The Globe and Mail and WE Charity are partners on a range of content and initiatives, including WE Day at Scotiabank Arena in Toronto on Sept. 20. This story is part of a special report on the organization and the event.
Olivia Holt says she was in a “weird headspace” at the beginning of last year, enjoying her rising fame but somehow still not feeling emotionally satisfied.
But those feelings didn’t last long. A trip to Kenya with We Charity in August of 2017 brought her out of it, giving her a renewed perspective on life.
“I went there hoping to change some lives, not realizing how much they were going to change my life,” explains the star of Cloak & Dagger, a U.S. television program distributed by Disney and part of the massive Marvel Cinematic Universe.
Ms. Holt spent a week completely off the grid while in Kenya, without a phone or access to the internet. She walked with a Kenyan mother to collect water in 20-litre jerry cans, immersing herself in that family’s day-to-day struggle for fresh water.
She also visited a farm with an all-girls secondary school to learn about organic agriculture, toured a school, beaded with Me to We artisans in a shop, and worked with community members to construct a new classroom at an elementary school in a We village.
All that, she says, gave her a renewed sense of being.
“I gained more perspective in a week than I had in my entire two decades of living,” says Ms. Holt, who turned 21 in early August. “It was truly an incredible experience and I made some lifelong friends there. I learned a lot about not just that culture, but also of myself while being there.”
The trip, which came just after she got word she would be playing one of the title characters from Cloak & Dagger (Tandy Bowen, whose superhero alter-ego is Dagger), also ended up helping her acting career.

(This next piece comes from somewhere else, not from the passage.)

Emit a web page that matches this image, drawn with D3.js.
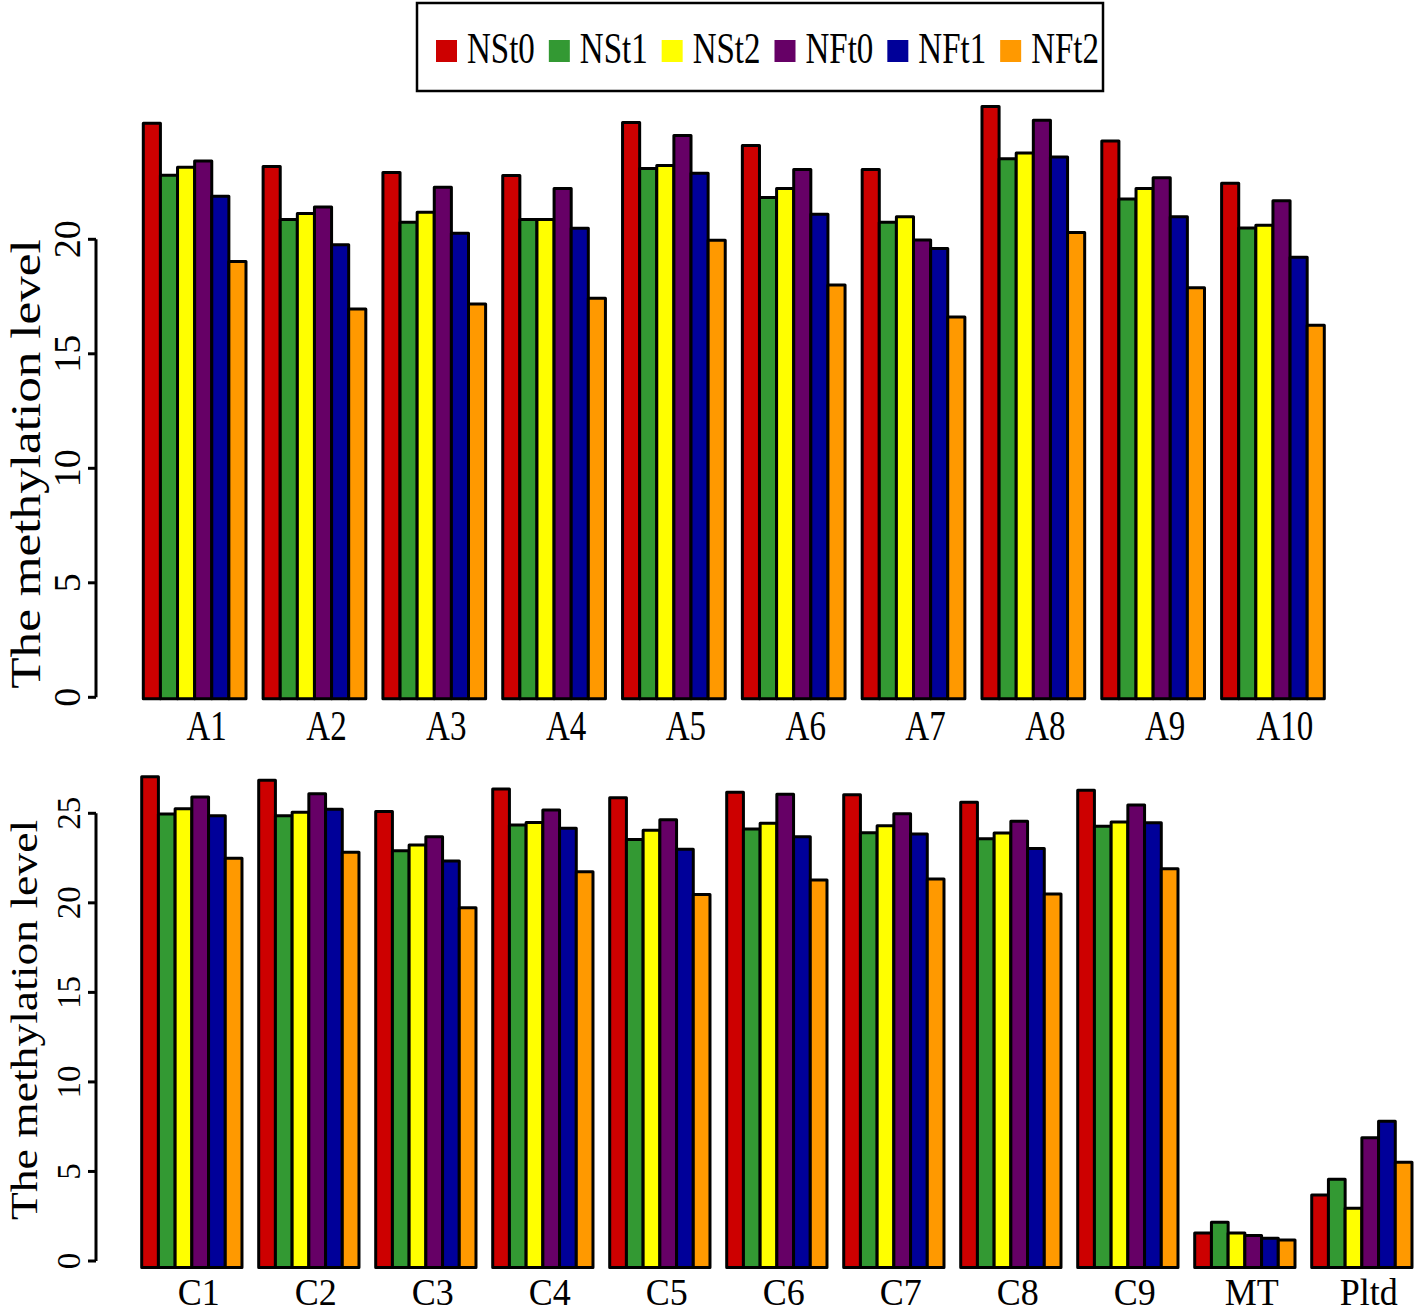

Tennessee-born Ms. Holt, raised mostly in Mississippi before heading to Los Angeles to pursue her career, grew up in a supportive and loving home, grateful for the family and friends she had. But when she went to Kenya, and as she has become more involved with We Charity, bearing witness to the hardships of children around the world, she says she’s been able to harness those experiences on screen with her new character Dagger, who had a tough upbringing.
“It gave me a lot of help to dig into that role for sure,” says Ms. Holt, who began singing and acting at 13 and got her big break with a role on the Disney show Kickin’ It as a teenager.

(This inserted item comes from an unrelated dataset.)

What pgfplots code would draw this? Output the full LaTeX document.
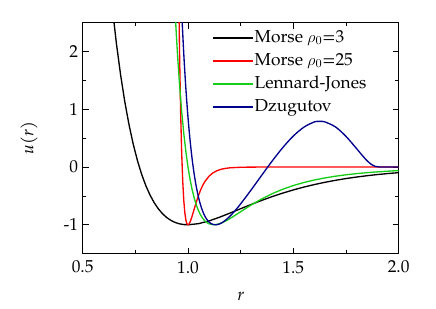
\documentclass[border=0pt]{standalone}
\usepackage{fontspec}
\setmainfont{TeX Gyre Pagella}
\usepackage{pgfplots}
\pgfplotsset{compat=1.18}
\definecolor{mgreen}{rgb}{0.1,0.8,0.1}
\definecolor{mblue}{rgb}{0.0,0.0,0.55}
\begin{document}
\begin{tikzpicture}
\begin{axis}[
  scale only axis, width=237pt, height=173.25pt,
  xmin=0.5, xmax=2.0, ymin=-1.5, ymax=2.5,
  xtick={0.5,1.0,1.5,2.0}, ytick={-1,0,1,2},
  minor xtick={0.75,1.25,1.75}, minor ytick={-0.5,0.5,1.5},
  xticklabel style={/pgf/number format/fixed,/pgf/number format/fixed zerofill,/pgf/number format/precision=1, yshift=-2pt},
  /pgf/number format/assume math mode=true,
  tick align=inside, major tick length=4.5pt, minor tick length=2.5pt,
  tick style={black, line width=0.6pt},
  axis line style={line width=0.7pt},
  tick label style={font=\fontsize{13}{15}\selectfont},
  label style={font=\fontsize{13}{15}\selectfont},
  xlabel={\textit{r}}, ylabel={\textit{u}(\textit{r})},
  xlabel style={at={(rel axis cs:0.5,-0.185)}, anchor=center},
  ylabel style={at={(rel axis cs:-0.17,0.5)}, anchor=center, rotate=0},
  legend style={draw=none, fill=none, at={(0.405,0.985)}, anchor=north west,
    font=\fontsize{13}{15}\selectfont, row sep=1.75pt, inner sep=1pt,
    nodes={inner sep=1pt, text height=10pt, text depth=3.5pt}},
  legend cell align=left,
  legend image code/.code={\draw[#1] (0cm,0cm) -- (1.05cm,0cm);},
  every axis plot/.append style={line width=1pt},
]
\addplot[black] coordinates {
(0.64,2.782)(0.66,2.144)(0.68,1.598)(0.70,1.1304)(0.72,0.7329)(0.74,0.3959)(0.76,0.1118)(0.78,-0.1261)(0.80,-0.3241)(0.82,-0.4873)(0.84,-0.6204)(0.86,-0.7275)(0.88,-0.8122)(0.90,-0.8775)(0.92,-0.9265)(0.94,-0.9611)(0.96,-0.9837)(0.98,-0.9962)(1.00,-1.0)(1.05,-0.9806)(1.10,-0.9328)(1.15,-0.8687)(1.20,-0.7964)(1.25,-0.7216)(1.30,-0.6479)(1.35,-0.5774)(1.40,-0.5117)(1.45,-0.4512)(1.50,-0.3965)(1.55,-0.3471)(1.60,-0.3033)(1.65,-0.2643)(1.70,-0.2300)(1.75,-0.1997)(1.80,-0.1732)(1.85,-0.1501)(1.90,-0.1299)(1.95,-0.1123)(2.00,-0.0971)
};
\addlegendentry{Morse $\rho_0$=3}
\addplot[red] coordinates {
(0.955,3.327)(0.96,1.9525)(0.965,0.9569)(0.97,0.2477)(0.975,-0.2462)(0.98,-0.5792)(0.985,-0.7930)(0.99,-0.9193)(0.995,-0.9823)(1.00,-1.0)(1.005,-0.9862)(1.01,-0.9511)(1.015,-0.9022)(1.02,-0.8452)(1.03,-0.7216)(1.04,-0.6004)(1.05,-0.4909)(1.06,-0.3965)(1.07,-0.3174)(1.08,-0.2523)(1.10,-0.1575)(1.12,-0.0971)(1.14,-0.0595)(1.16,-0.0363)(1.18,-0.0221)(1.20,-0.0134)(1.25,-0.0039)(1.30,-0.0011)(1.40,-0.0001)(2.00,0)
};
\addlegendentry{Morse $\rho_0$=25}
\addplot[mgreen] coordinates {
(0.935,3.0)(0.94,2.606)(0.945,2.270)(0.95,1.961)(0.96,1.418)(0.97,0.963)(0.98,0.582)(0.99,0.264)(1.00,0)(1.01,-0.2184)(1.02,-0.3978)(1.03,-0.5444)(1.04,-0.6629)(1.05,-0.7575)(1.06,-0.8319)(1.07,-0.8894)(1.08,-0.9322)(1.09,-0.9629)(1.10,-0.9834)(1.1225,-1.0)(1.14,-0.9921)(1.16,-0.9679)(1.18,-0.9328)(1.20,-0.8910)(1.25,-0.7736)(1.30,-0.6571)(1.35,-0.5516)(1.40,-0.4607)(1.45,-0.3841)(1.50,-0.3204)(1.55,-0.2676)(1.60,-0.2242)(1.65,-0.1886)(1.70,-0.1588)(1.75,-0.1344)(1.80,-0.1141)(1.85,-0.0975)(1.90,-0.0834)(1.95,-0.0715)(2.00,-0.0615)
};
\addlegendentry{Lennard-Jones}
\addplot[mblue, smooth] coordinates {
(0.96,3.590)(0.965,3.1195)(0.97,2.6935)(0.98,1.9578)(0.99,1.3545)(1.00,0.8606)(1.01,0.4570)(1.02,0.1282)(1.03,-0.1384)(1.04,-0.3536)(1.05,-0.5256)(1.06,-0.6619)(1.07,-0.7683)(1.08,-0.8494)(1.09,-0.9098)(1.10,-0.9523)(1.11,-0.9802)(1.12,-0.9952)(1.13,-1.0)(1.14,-0.9961)(1.15,-0.9846)(1.16,-0.9666)(1.18,-0.9151)(1.20,-0.8479)(1.22,-0.7694)(1.25,-0.6372)(1.30,-0.3948)(1.35,-0.1421)(1.40,0.1061)(1.45,0.3372)(1.50,0.5372)(1.55,0.6903)(1.60,0.7818)(1.62,0.7898)(1.63,0.7907)(1.65,0.7816)(1.70,0.6950)(1.75,0.5304)(1.80,0.3201)(1.83,0.1892)(1.85,0.1096)(1.87,0.0465)(1.89,0.0099)(1.91,0.0003)(1.94,0)(2.00,0)
};
\addlegendentry{Dzugutov}
\end{axis}
\path ([shift={(-62pt,-41pt)}]current axis.south west) rectangle ([shift={(28pt,17pt)}]current axis.north east);
\end{tikzpicture}
\end{document}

(Her performance as Dagger was rewarded in August with a Teen Choice Award for best “summer TV star” and her simultaneous singing career is soaring, too. Her song Generous topped Billboard’s top-100 chart for dance club songs in March. She now boasts more than five million followers on Instagram.)
Ms. Holt’s African trip was just one of the ways she’s been involved in We Charity activities. She has also been part of six We Day stadium shows to date, including last year in Ottawa. She’ll be appearing at We Day in Toronto on Sept. 20.

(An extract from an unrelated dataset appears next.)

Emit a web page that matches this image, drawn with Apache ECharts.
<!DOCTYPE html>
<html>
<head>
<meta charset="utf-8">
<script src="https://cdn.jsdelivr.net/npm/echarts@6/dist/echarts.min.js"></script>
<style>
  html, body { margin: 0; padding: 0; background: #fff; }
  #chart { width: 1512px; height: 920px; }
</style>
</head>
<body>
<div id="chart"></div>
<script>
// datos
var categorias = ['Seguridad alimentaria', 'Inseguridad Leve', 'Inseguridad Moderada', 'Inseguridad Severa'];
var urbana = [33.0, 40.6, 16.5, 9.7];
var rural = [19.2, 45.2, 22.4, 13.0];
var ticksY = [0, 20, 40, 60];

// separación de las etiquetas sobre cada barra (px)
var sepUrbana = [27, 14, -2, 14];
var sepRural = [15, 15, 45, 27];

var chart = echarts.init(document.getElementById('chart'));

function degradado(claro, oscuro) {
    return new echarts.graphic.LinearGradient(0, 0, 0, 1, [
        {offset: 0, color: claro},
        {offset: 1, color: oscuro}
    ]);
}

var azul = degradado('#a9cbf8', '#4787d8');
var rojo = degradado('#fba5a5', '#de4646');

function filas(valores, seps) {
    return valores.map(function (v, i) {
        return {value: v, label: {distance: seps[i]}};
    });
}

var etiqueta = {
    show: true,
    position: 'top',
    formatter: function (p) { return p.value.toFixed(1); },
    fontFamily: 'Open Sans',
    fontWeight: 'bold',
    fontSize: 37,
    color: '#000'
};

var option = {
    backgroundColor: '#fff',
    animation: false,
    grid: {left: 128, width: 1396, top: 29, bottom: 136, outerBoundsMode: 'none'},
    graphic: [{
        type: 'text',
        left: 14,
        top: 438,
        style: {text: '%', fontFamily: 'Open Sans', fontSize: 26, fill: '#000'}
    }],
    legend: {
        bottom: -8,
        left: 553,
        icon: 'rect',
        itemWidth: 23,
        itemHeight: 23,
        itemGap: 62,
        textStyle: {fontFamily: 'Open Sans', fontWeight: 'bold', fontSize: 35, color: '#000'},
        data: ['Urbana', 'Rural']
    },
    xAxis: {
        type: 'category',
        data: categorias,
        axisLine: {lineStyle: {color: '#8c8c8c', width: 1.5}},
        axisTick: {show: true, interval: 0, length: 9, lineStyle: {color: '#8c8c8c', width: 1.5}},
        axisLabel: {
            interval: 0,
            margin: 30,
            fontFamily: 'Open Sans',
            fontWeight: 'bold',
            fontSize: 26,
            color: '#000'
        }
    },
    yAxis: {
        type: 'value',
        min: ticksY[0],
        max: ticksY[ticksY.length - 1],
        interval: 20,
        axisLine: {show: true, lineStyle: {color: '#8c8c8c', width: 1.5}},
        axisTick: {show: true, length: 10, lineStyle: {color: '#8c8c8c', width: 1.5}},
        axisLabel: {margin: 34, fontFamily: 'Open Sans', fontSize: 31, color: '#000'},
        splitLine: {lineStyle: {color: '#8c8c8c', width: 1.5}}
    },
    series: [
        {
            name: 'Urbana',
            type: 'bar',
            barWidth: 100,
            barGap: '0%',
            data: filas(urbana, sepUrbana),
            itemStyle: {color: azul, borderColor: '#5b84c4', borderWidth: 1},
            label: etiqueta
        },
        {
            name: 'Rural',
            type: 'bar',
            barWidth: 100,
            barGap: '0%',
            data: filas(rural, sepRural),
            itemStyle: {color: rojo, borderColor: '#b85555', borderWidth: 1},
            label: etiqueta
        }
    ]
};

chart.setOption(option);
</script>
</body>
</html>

She sat backstage at her first We Day and says she was inspired by everything that was unfolding in front of her – from the people who got up to tell their stories about how they overcame hardships while growing up to the motivational speakers who lifted people up.
“I just remember sitting there and thinking how moving it was to have something like this out there in the world to help young people use their voice and have impact not just locally but globally as well. I thought it was incredible, the work they do,” she explains.
“Every time I attend a We Day event I learn something new and I always feel way more perspective not just for the world I live in, but also the world that’s happening around me.”
Although barely out of her teenage years herself, Ms. Holt says every time she is able to hear from the next generation of We Day speakers, ambassadors or attendees, she feels positive for the future.
She says she’s noticed so many young people who are confident in their voice, not afraid to stand up for what they believe in.
“I think that for everything – whether it’s politically or environmentally or corporately – this generation to come believes there are ways to make a difference if we work together,” Ms. Holt explains.
And now that Ms. Holt has been involved for a few years with We Charity, she’s starting to look ahead to what kind of impact she could personally have in the future.
Every event she attends, she says, she’s trying to listen more. And what she hears inspires her to want to try to make an impact either in her hometown or back in Africa. “Fingers crossed one day that happens,” she says.